Very first interview was with the potential direct supervisor and the
Vice President of Technology & Innovation. I was told that I would be given an excel spreadsheet dataset and to respond within two days with my findings. I asked for a few more days because I was in the middle of a large work project that was due at the end of the week, and they were okay with that.
The spreadsheet consisted of four columns -- Property ID, Account ID, City Supplied Lot Area, and the Lot Area in SMLS's system. The very first thing I wanted to do was to check for duplicates within the data. I did this in Excel through conditional formatting, and I also created additional columns with concatenation of columns, as a way to better demonstrate duplication and attempt to create a unique identifier key for each row. I also made a hash of this concatenated column as well, since it would save size in a database. There were duplicates across multiple rows, sometimes every single row. I deleted duplicates and noticed that there were often large discrepancies between the SMLS' system and Lot Provided area.
I found Pearson's Coefficient between the City Supplied Lot Area and the SMLS system, both before and after the duplicate values were removed.

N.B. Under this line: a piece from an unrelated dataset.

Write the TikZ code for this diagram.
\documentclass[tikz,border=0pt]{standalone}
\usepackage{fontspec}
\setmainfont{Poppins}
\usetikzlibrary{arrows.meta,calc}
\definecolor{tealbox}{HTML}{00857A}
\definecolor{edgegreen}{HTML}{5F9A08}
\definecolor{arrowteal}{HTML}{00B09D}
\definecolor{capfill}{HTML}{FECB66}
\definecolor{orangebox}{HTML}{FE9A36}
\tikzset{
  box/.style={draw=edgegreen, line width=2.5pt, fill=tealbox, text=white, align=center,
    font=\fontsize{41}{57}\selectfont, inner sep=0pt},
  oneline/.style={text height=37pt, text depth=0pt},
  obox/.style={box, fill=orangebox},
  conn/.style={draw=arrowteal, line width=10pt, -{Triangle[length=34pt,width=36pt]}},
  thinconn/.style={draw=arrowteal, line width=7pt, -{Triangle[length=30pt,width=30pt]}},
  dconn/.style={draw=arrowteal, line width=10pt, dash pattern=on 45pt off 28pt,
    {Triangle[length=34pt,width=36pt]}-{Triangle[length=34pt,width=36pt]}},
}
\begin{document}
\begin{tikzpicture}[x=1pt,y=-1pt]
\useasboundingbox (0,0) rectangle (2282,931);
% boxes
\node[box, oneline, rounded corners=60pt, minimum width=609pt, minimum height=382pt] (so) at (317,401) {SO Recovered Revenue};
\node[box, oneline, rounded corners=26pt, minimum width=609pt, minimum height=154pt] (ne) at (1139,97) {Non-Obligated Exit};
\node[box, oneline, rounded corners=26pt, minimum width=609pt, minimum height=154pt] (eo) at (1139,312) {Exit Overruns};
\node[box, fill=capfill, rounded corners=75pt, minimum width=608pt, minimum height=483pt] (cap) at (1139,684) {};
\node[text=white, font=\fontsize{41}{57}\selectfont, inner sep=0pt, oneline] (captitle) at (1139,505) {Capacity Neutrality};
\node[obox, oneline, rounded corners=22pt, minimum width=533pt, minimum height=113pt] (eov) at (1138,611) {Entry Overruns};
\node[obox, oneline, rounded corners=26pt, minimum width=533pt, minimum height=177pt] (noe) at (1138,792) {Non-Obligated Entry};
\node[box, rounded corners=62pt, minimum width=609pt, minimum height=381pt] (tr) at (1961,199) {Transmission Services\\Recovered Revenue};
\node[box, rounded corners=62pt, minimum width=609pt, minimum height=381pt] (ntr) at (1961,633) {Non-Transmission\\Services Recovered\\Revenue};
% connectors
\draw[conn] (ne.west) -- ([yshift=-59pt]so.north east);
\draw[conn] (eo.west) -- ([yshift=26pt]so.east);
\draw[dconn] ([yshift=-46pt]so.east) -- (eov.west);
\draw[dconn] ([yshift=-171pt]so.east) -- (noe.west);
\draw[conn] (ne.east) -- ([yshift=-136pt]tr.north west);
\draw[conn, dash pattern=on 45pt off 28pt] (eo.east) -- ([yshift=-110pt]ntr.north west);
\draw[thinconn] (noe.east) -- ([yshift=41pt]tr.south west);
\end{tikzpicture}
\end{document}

I then brought both my modified and original dataset into SQL and found that there were 46,770 unique rows of data. I then filtered out outliers, by only counting rows that had both land areas within 10% of each other in either direction, and I then took the Pearson's coefficient between the two land area rows in SQL.

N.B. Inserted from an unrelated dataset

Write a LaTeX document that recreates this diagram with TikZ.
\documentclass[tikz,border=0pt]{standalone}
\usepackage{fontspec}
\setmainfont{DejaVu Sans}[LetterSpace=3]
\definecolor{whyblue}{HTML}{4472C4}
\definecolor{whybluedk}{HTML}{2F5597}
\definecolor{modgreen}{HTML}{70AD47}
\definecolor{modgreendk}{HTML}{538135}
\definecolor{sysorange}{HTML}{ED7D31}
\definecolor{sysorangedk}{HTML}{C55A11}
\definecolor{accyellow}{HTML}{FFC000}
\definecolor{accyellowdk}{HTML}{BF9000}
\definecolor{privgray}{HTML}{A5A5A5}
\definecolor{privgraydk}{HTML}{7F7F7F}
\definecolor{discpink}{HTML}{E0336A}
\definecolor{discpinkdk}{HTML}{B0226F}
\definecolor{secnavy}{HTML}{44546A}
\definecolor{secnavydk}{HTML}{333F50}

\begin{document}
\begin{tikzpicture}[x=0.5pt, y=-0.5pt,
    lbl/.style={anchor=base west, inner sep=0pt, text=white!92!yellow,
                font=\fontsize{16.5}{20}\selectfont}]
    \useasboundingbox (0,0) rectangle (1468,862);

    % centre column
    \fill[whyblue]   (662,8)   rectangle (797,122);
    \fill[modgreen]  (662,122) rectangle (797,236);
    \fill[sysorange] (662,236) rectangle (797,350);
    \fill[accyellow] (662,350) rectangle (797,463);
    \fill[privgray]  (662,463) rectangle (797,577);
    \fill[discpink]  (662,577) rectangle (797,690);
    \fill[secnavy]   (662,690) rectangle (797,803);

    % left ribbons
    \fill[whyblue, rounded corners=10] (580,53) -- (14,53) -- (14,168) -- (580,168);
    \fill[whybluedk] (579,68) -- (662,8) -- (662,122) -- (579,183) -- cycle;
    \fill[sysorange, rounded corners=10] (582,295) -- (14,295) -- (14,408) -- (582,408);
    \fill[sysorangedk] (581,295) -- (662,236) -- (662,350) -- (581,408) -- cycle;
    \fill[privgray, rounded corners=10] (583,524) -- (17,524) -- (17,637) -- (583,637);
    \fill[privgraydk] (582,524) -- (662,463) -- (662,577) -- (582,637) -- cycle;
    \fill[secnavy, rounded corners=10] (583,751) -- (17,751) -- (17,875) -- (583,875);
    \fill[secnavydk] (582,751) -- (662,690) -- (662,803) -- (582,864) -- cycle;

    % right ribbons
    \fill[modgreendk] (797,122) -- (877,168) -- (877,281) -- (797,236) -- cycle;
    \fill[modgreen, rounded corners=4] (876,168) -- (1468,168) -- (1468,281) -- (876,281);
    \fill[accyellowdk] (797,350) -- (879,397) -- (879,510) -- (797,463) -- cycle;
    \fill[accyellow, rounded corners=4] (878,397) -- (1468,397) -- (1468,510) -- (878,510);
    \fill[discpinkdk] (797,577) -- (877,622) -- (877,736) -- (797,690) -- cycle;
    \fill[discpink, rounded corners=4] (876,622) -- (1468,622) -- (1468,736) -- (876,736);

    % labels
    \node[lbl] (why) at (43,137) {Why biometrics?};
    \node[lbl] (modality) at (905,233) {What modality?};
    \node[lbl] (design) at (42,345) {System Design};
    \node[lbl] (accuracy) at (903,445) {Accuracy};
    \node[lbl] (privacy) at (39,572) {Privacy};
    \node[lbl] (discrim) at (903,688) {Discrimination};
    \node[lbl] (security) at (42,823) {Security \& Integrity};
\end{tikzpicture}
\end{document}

I also uploaded the original dataset and my cleaned version to Weka and ran some modeling and created visualizations from there.
Finally, I brought the data over to Power BI, and created some measurements, calculations, and created a dashboard.
I am not surprised that I wasn't the top candidate in such a competitive field, but their communication is awful to nonexistent. I followed up after a month and was told that they would get back to me soon. It's been five months now. It's safe to say that I didn't get the job, and that's okay, but some sort of follow-up on a project that used four different software suites, double digits and a report, would be a common courtesy.
If you value your time and respect, I would steer clear of here.